MATERIAL PROVIDED ▸
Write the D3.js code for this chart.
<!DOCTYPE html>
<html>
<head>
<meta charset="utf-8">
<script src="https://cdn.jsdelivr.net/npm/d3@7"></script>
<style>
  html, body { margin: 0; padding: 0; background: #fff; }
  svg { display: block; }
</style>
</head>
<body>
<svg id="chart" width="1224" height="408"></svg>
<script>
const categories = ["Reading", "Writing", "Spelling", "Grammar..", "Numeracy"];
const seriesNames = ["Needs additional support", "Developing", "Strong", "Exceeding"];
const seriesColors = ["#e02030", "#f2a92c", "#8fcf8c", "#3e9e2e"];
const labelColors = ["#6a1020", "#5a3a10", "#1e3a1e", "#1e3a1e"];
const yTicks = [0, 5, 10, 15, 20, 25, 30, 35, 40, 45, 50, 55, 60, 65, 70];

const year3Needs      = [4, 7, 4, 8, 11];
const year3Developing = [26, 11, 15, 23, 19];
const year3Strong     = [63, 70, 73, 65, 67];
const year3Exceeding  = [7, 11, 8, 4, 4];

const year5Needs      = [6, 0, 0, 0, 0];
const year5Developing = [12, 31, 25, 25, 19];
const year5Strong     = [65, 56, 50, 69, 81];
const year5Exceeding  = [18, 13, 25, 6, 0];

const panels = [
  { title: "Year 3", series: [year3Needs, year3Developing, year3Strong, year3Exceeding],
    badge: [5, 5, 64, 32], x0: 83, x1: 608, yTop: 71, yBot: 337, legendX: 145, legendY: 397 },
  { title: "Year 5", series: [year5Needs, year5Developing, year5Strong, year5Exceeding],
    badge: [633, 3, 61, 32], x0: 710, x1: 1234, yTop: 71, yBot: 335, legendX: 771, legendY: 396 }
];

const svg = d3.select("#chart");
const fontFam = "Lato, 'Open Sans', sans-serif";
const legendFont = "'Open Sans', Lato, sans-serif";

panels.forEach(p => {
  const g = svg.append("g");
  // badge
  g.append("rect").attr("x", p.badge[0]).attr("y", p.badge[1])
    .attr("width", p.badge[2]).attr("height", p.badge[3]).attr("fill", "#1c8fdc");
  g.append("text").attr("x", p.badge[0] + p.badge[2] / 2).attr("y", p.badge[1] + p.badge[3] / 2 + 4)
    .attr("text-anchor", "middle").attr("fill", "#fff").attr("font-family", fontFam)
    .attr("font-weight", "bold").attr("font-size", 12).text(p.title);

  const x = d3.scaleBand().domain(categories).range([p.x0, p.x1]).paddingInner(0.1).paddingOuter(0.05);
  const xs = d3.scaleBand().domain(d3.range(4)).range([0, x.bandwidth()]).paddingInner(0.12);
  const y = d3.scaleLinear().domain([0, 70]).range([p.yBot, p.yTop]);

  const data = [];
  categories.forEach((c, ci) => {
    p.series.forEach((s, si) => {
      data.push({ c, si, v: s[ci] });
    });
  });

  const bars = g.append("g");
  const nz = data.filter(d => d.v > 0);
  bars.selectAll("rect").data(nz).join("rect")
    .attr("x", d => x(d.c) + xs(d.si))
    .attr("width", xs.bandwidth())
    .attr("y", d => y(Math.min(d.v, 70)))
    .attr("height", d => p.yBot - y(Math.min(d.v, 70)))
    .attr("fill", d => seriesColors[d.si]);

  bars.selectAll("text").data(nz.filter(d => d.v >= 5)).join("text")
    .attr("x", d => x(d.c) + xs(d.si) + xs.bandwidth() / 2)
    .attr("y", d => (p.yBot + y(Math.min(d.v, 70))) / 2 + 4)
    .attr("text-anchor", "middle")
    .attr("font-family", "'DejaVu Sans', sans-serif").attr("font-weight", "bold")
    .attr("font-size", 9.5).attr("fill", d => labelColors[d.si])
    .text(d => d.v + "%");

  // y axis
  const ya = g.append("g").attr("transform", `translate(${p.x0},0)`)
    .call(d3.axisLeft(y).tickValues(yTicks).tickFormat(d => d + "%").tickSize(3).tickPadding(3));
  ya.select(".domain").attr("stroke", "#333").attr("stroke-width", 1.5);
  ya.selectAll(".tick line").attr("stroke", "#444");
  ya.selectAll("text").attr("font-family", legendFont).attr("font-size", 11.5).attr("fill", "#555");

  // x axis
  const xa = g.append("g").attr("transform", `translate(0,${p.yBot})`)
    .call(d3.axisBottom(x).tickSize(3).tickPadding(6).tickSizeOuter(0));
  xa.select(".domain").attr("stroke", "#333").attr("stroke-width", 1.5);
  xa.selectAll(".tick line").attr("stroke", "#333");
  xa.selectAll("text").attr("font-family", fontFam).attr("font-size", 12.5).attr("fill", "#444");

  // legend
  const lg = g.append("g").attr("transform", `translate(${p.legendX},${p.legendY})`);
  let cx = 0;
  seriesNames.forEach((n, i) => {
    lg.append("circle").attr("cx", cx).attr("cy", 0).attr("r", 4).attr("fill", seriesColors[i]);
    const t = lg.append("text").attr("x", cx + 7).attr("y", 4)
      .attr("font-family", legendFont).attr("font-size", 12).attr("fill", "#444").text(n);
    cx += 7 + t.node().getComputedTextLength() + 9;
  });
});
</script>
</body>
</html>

...

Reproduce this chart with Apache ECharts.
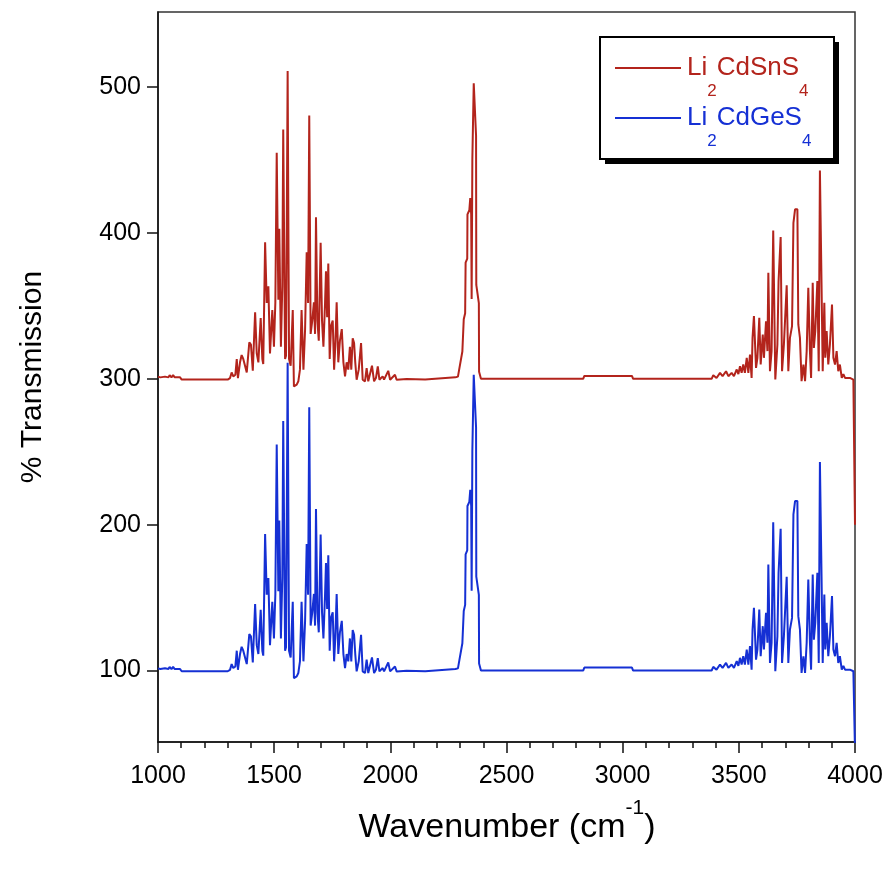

GOAL OF THE EXERCISE ▸ Exact duplication is required for the lines above, from the line that contains "Write the D3.js code for this chart." to the line that contains "60, 65, 70];", inclusive; omit all others.

THE COMPLETED TASK ▸
Write the D3.js code for this chart.
<!DOCTYPE html>
<html>
<head>
<meta charset="utf-8">
<script src="https://cdn.jsdelivr.net/npm/d3@7"></script>
<style>
  html, body { margin: 0; padding: 0; background: #fff; }
  svg { display: block; }
</style>
</head>
<body>
<svg id="chart" width="1224" height="408"></svg>
<script>
const categories = ["Reading", "Writing", "Spelling", "Grammar..", "Numeracy"];
const seriesNames = ["Needs additional support", "Developing", "Strong", "Exceeding"];
const seriesColors = ["#e02030", "#f2a92c", "#8fcf8c", "#3e9e2e"];
const labelColors = ["#6a1020", "#5a3a10", "#1e3a1e", "#1e3a1e"];
const yTicks = [0, 5, 10, 15, 20, 25, 30, 35, 40, 45, 50, 55, 60, 65, 70];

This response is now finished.